Let us switch back to Windows and build the library.

  Debug Release
Visual Studio (default) 2 min 2 min 15 s
ClangCL 2 min 51 s 3 min 12 s
Windows LLVM (direct with ldd) 2 min 2 min 4 s

Let us run an execution benchmark. We pick an UTF-8 Arabic file that we load in memory and that we transcode to UTF-16 using a fast AVX-512 algorithm. (The exact command is benchmark -P convert_utf8_to_utf16+icelake -F Arabic-Lipsum.utf8.txt).

  Debug Release
Visual Studio (default) 0.789 GB/s 4.2 GB/s
ClangCL 0.360 GB/s 5.9 GB/s
WSL GCC 11 (omitted) 6.3 GB/s
WSL LLVM 14 (omitted) 5.9 GB/s
AWS Server (GCC) (omitted) 8.2 GB/s
AWS Server (clang) (omitted) 7.7 GB/s

I draw the following tentative conclusions:

  1. There may be a significant performance difference between Debug and Release code (e.g., between 5x to 15x difference).
  2. Compiling your Windows software with ClangCL may lead to better performance (in Release mode). In my test, I get a 40% speedup with ClangCL. However, compiling with ClangCL takes much longer. I have recommended Windows users build their librairies with ClangCL and I maintain this recommendation.
  3. In Debug mode, the regular Visual Studio produces more performant code and it compiles faster than ClangCL.

Thus it might make sense to use the regular Visual Studio compiler in Debug mode as it builds fast and offers other benefits while testing the code, and then ClangCL in Release mode for the performance.

You may bypass ClangCL under Windows and build directly with clang with the LLVM linker for faster builds. However, I have not verified that you get the same speed.

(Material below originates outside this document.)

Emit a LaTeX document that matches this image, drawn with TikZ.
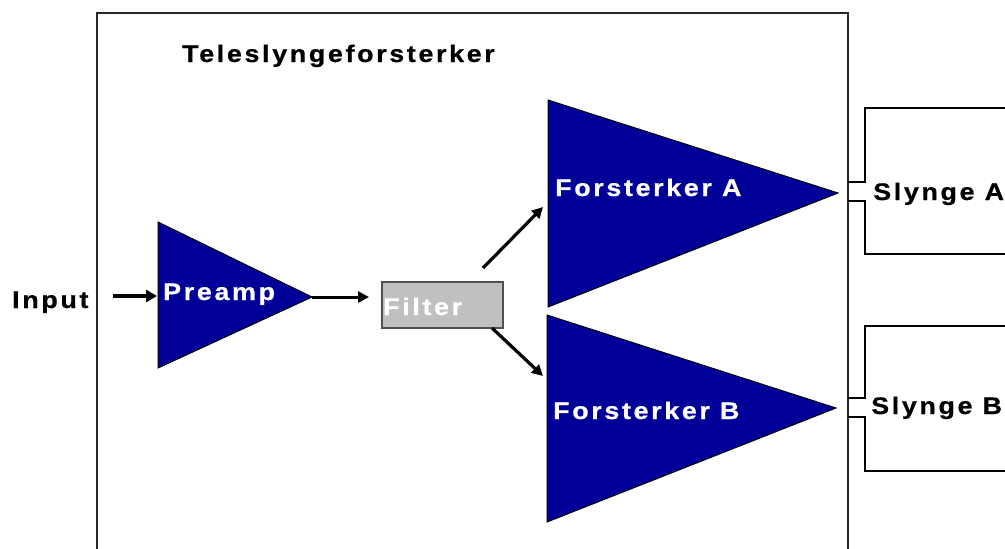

No matter what I do, however, I seem to be getting slower builds under Windows that I expect. I am not exactly sure why build the code takes so much longer under Windows. It is not my hardware since building with Linux under Windows, on the same laptop, is fast.

Of course, parallelizing the build is the most obvious way to speed it up. Appending -- -m to my CMake command could help my performance. I deliberately avoided parallel builds in this experiment.

WSL Update. Reader Quan Anh Mai asked me whether I had made a copy of the source files in the Windows Subsystem for Linux drive, and I had not. Doing so multiplied the speed by a factor of three. I included the better timings.